In this exercise, return the whole listing exactly, excluding any images.
-.-.-
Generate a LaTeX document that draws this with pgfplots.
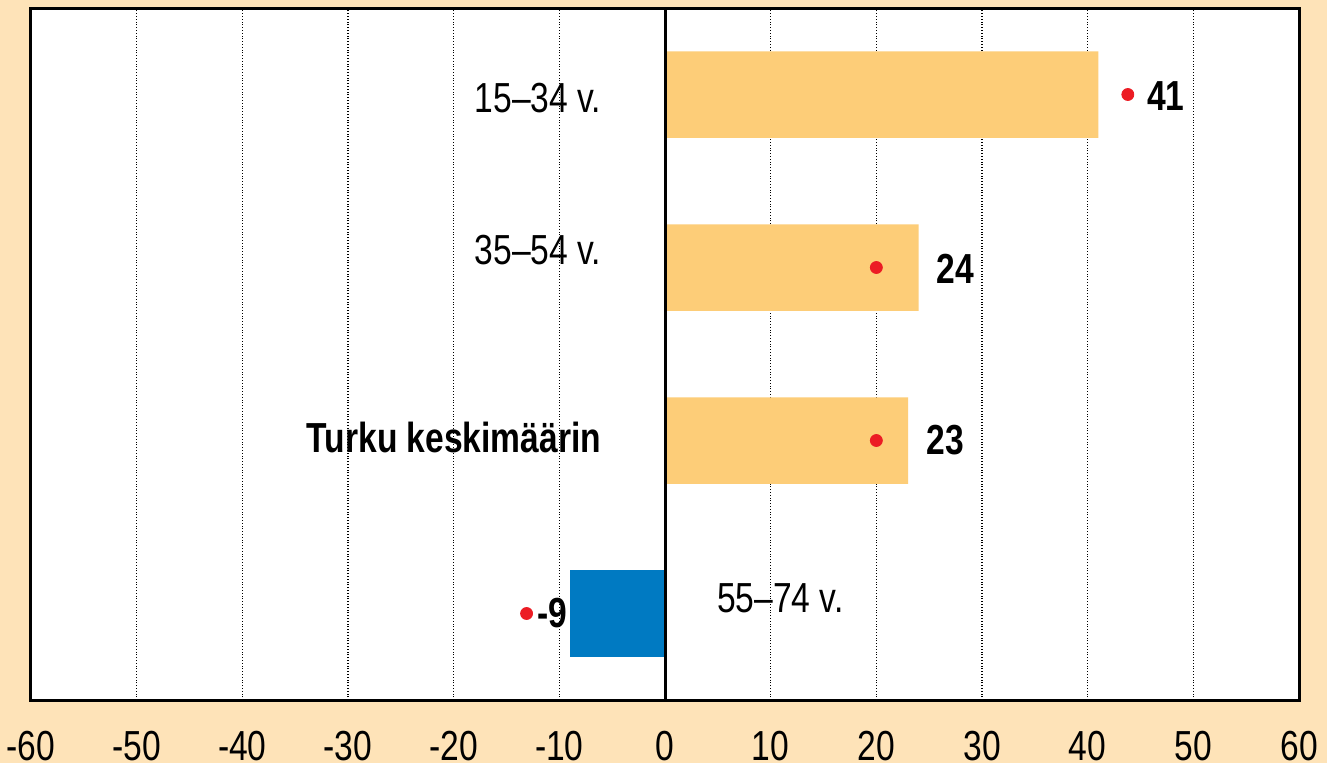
\documentclass[border=0pt]{standalone}
\usepackage{pgfplots}
\pgfplotsset{compat=1.18}
\usepackage{fontspec}
\setmainfont[FakeStretch=0.8]{Liberation Sans}
\definecolor{bgpeach}{HTML}{FEE3B8}
\definecolor{barorange}{HTML}{FDCD78}
\definecolor{barblue}{HTML}{007AC2}
\definecolor{dotred}{HTML}{EC1C24}

\begin{document}
\begin{tikzpicture}
% page background, sets the picture size
\fill[bgpeach] (0,0) rectangle (663.5pt,381.5pt);
\begin{axis}[
  at={(15.5pt,31.5pt)}, anchor=south west,
  scale only axis, width=634pt, height=346pt,
  xmin=-60, xmax=60, ymin=0.5, ymax=4.5,
  xtick={-60,-50,...,60}, ytick=\empty,
  xmajorgrids,
  grid style={black, densely dotted, line width=0.8pt},
  major tick length=0pt,
  axis background/.style={fill=white},
  axis line style={black, line width=1.5pt},
  tick label style={font=\fontsize{21}{25}\selectfont},
  /pgf/number format/assume math mode=true,
  xticklabel style={yshift=-12pt},
  clip=false,
]
% bars
\addplot[xbar, bar shift=0pt, bar width=0.5, fill=barorange, draw=none]
  coordinates {(41,4) (24,3) (23,2)};
\addplot[xbar, bar shift=0pt, bar width=0.5, fill=barblue, draw=none]
  coordinates {(-9,1)};
% red markers
\addplot[only marks, mark=*, mark size=3pt, dotred]
  coordinates {(43.8,4) (20,3) (20,2) (-13.1,1)};

\draw[black, line width=1.5pt] (axis cs:0,0.5) -- (axis cs:0,4.5);

% category labels
\begin{scope}[every node/.style={font=\fontsize{21}{25}\selectfont, inner sep=0pt}]
\node[anchor=east] at (axis cs:-6,3.98) {15–34 v.};
\node[anchor=east] at (axis cs:-6,3.1) {35–54 v.};
\node[anchor=east, font=\fontsize{21}{25}\selectfont\bfseries] at (axis cs:-6,2.02) {Turku keskimäärin};
\node[anchor=west] at (axis cs:4.9,1.09) {55–74 v.};
% values
\node[anchor=west, font=\fontsize{21}{25}\selectfont\bfseries] at (axis cs:45.6,3.99) {41};
\node[anchor=west, font=\fontsize{21}{25}\selectfont\bfseries] at (axis cs:25.7,2.99) {24};
\node[anchor=west, font=\fontsize{21}{25}\selectfont\bfseries] at (axis cs:24.7,2) {23};
\node[anchor=east, font=\fontsize{21}{25}\selectfont\bfseries] at (axis cs:-9.2,1) {-9};
\end{scope}
\end{axis}
\end{tikzpicture}
\end{document}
-.-.-
Response:
Generate a LaTeX document that draws this with pgfplots.
\documentclass[border=0pt]{standalone}
\usepackage{pgfplots}
\pgfplotsset{compat=1.18}
\usepackage{fontspec}
\setmainfont[FakeStretch=0.8]{Liberation Sans}
\definecolor{bgpeach}{HTML}{FEE3B8}
\definecolor{barorange}{HTML}{FDCD78}
\definecolor{barblue}{HTML}{007AC2}
\definecolor{dotred}{HTML}{EC1C24}

\begin{document}
\begin{tikzpicture}
% page background, sets the picture size
\fill[bgpeach] (0,0) rectangle (663.5pt,381.5pt);
\begin{axis}[
  at={(15.5pt,31.5pt)}, anchor=south west,
  scale only axis, width=634pt, height=346pt,
  xmin=-60, xmax=60, ymin=0.5, ymax=4.5,
  xtick={-60,-50,...,60}, ytick=\empty,
  xmajorgrids,
  grid style={black, densely dotted, line width=0.8pt},
  major tick length=0pt,
  axis background/.style={fill=white},
  axis line style={black, line width=1.5pt},
  tick label style={font=\fontsize{21}{25}\selectfont},
  /pgf/number format/assume math mode=true,
  xticklabel style={yshift=-12pt},
  clip=false,
]
% bars
\addplot[xbar, bar shift=0pt, bar width=0.5, fill=barorange, draw=none]
  coordinates {(41,4) (24,3) (23,2)};
\addplot[xbar, bar shift=0pt, bar width=0.5, fill=barblue, draw=none]
  coordinates {(-9,1)};
% red markers
\addplot[only marks, mark=*, mark size=3pt, dotred]
  coordinates {(43.8,4) (20,3) (20,2) (-13.1,1)};

\draw[black, line width=1.5pt] (axis cs:0,0.5) -- (axis cs:0,4.5);

% category labels
\begin{scope}[every node/.style={font=\fontsize{21}{25}\selectfont, inner sep=0pt}]
\node[anchor=east] at (axis cs:-6,3.98) {15–34 v.};
\node[anchor=east] at (axis cs:-6,3.1) {35–54 v.};
\node[anchor=east, font=\fontsize{21}{25}\selectfont\bfseries] at (axis cs:-6,2.02) {Turku keskimäärin};
\node[anchor=west] at (axis cs:4.9,1.09) {55–74 v.};
% values
\node[anchor=west, font=\fontsize{21}{25}\selectfont\bfseries] at (axis cs:45.6,3.99) {41};
\node[anchor=west, font=\fontsize{21}{25}\selectfont\bfseries] at (axis cs:25.7,2.99) {24};
\node[anchor=west, font=\fontsize{21}{25}\selectfont\bfseries] at (axis cs:24.7,2) {23};
\node[anchor=east, font=\fontsize{21}{25}\selectfont\bfseries] at (axis cs:-9.2,1) {-9};
\end{scope}
\end{axis}
\end{tikzpicture}
\end{document}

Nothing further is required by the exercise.